(2000) Comedy (Universal) Ben Stiller, Robert de Niro, Teri Polo, Blythe Danner, Nicole deHuff, Owen Wilson, Phyllis George, James Rebhorn, Jon Abrahams, Thomas McCarthy, Judah Friedlander, William Severs, Kali Rocha, John Fiore. Directed by Jay Roach
It is true of all long-term intimate relationships that you are not only with your partner, are with your partner’s family as well (and they with yours). There is nothing more terrifying for a prospective groom than meeting the mom and dad for the first time with them eying you not as a boyfriend but as the husband for their daughter. Believe me, I know — I’ve been there.
Greg Focker (Stiller) is a male nurse facing this very prospect. He is head-over-heels in love with Pamela Byrnes (Polo) and is intent on marrying her, but wants to do it the right way. Before he asks her, he wants to ask her dad first. And for you guys thinking of asking daddy for her little girl’s hand, consider the nightmare it would be if daddy happened to be de Niro. As in Robert. Yup. Someone get the smelling salts please.
Focker does his best to make a good impression, but he is in a household made chaotic by the impending marriage of Pamela’s sister (deHuff), the presence of her medically-snobbish in-laws-to-be (George and Rebhorn) and Pamela’s somewhat put-upon mother (Danner). Things keep going wrong for poor Greg. And then they get worse. By the time things come to a head, your sides will be sore with laughter.
Stiller, on the strength of this film and There’s Something About Mary, has become one of Hollywood’s most bankable comedians. His likable boy-next-door style reminds me, oddly enough, of silent star Harold Lloyd, without the physicality.
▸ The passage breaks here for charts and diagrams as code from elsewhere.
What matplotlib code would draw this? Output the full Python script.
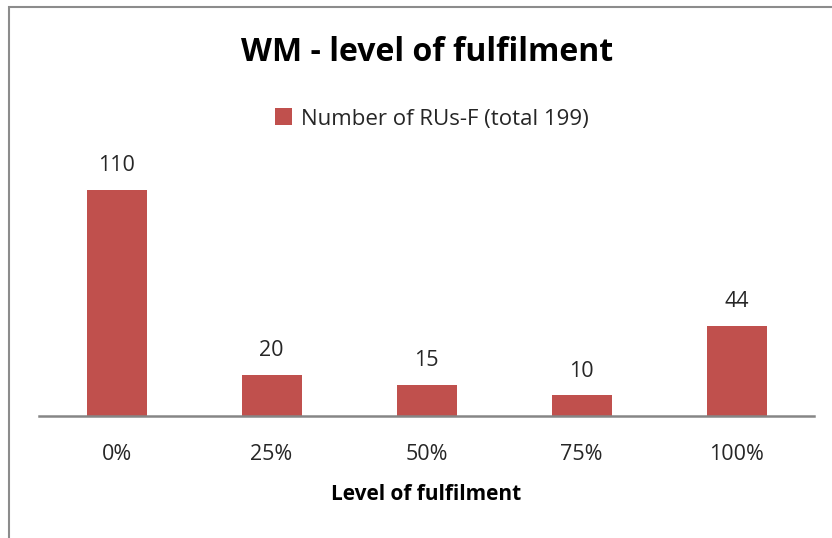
import matplotlib.pyplot as plt
from matplotlib.patches import Rectangle

# ---- data ----
levels = ['0%', '25%', '50%', '75%', '100%']
counts = [110, 20, 15, 10, 44]
series_name = 'Number of RUs-F (total 199)'

BAR_COLOR = '#C0504D'
TEXT_COLOR = '#262626'
AXIS_COLOR = '#868686'

plt.rcParams['font.family'] = ['Open Sans', 'DejaVu Sans']

fig = plt.figure(figsize=(8.32, 5.38), dpi=100)
ax = fig.add_axes([0.0469, 0.2268, 0.9315, 0.4584])

x = range(len(levels))
bars = ax.bar(x, counts, width=0.387, color=BAR_COLOR, label=series_name, zorder=2)

for xi, v in zip(x, counts):
    ax.annotate(str(v), (xi, v), xytext=(0, 10), textcoords='offset points',
                ha='center', va='bottom', fontsize=15.5, color=TEXT_COLOR)

ax.set_xlim(-0.5, len(levels) - 0.5)
ax.set_ylim(0, 120)
ax.set_xticks(list(x))
ax.set_xticklabels(levels, fontsize=15.5, color=TEXT_COLOR)
ax.tick_params(axis='x', length=0, pad=20)
ax.set_yticks([])
for side in ['left', 'right', 'top']:
    ax.spines[side].set_visible(False)
ax.spines['bottom'].set_color(AXIS_COLOR)
ax.spines['bottom'].set_linewidth(1.8)

ax.set_xlabel('Level of fulfilment', fontsize=15, fontweight='bold',
              color='black', labelpad=14)

fig.text(0.5135, 0.902, 'WM - level of fulfilment', ha='center', va='center',
         fontsize=23, fontweight='bold', color='black')

ax.legend(loc='center', bbox_to_anchor=(0.519, 0.779), bbox_transform=fig.transFigure,
          frameon=False, fontsize=16, handlelength=0.8, handleheight=0.8,
          handletextpad=0.4, labelcolor=TEXT_COLOR)

# chart area border
fig.patches.append(Rectangle((9 / 832, -0.01), 1.0, 1 - 7 / 538 + 0.01,
                             transform=fig.transFigure, fill=False,
                             edgecolor='#8C8C8C', linewidth=1.5))

fig.savefig('out.png', dpi=100)
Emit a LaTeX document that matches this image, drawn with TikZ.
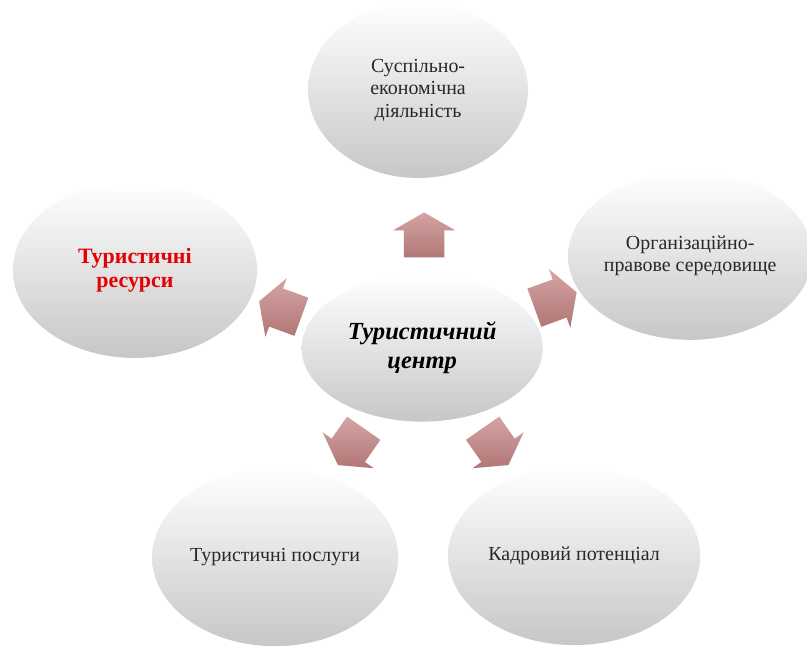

De Niro, who exhibited heretofore unknown comic talents in Analyze This, continues to lampoon his own image with hilarious results. Wilson, who has since made a career out of playing the laconic second banana shines here; he’s not so much a second banana as a comic foil here, the perfect ex who makes Greg look more and more like a schmuck with each incident.
My beef with the movie is that Greg, who is a plenty smart guy, turns into a raging idiot once the action begins. I can understand how the need to impress your prospective in-laws might lead you to doing some things you might not ordinarily, but Greg as a nurse didn’t strike me as particularly irresponsible – why would he be completely irresponsible in the in-law situation to the point of irrationality? That didn’t jive with me and was really the one part of the film I had trouble reconciling.
Even if you don’t like the Farrelly Brothers, whose style Meet the Parents most closely resembles, you’ll find yourself laughing out loud hysterically at some of the more inspired gags. There’s one bit involving a cat and an urn that literally turned the Da Queen and I purple from laughter. It’s very therapeutic (although those with parental remains in their home may cringe). There is definitely a more 90s comedic feel here but it never devolves into schtick which some comedies from the era did. While there is plenty of slapstick it didn’t strike me as particularly low-brow, sort of a happy medium more like.
Meet the Parents is vulgar in places (but not as much as, say, The Hangover) but it’s screwball at heart. It’s one of the funniest movies of its era, certainly far more successful in creating laughs than its two successors in the series. If life is stressing you out, an evening watching Meet the Parents could be just the tonic you need.
WHY RENT THIS: Stiller is at the top of his game. Really, really funny in places. One of the best comedies of its era.
WHY RENT SOMETHING ELSE: Stiller’s character acts unbelievably dumb in places.
FAMILY MATTERS: There is some sexuality, a bit of bad language and some drug references.
TRIVIAL PURSUITS: The name “Focker” was suggested by Jim Carrey who was at one time attatched to the property in the role Stiller eventually took. The MPAA wouldn’t allow the use of the name however until the filmmakers found at least one person with that surname, which they did.
NOTABLE HOME VIDEO FEATURES: All DVD editions include a Blooper reel. The DVD Bonus and Blu-Ray editions includes a scene of DeNiro singing “Love is in the Air,” a featurette on the training of the cat that played Mr. Jinx and a featurette on polygraph testing. The DVD Collectors edition includes none of those, but does have two interactive games.
BOX OFFICE PERFORMANCE: $330.4M on a $55M production budget; the movie was a big time blockbuster.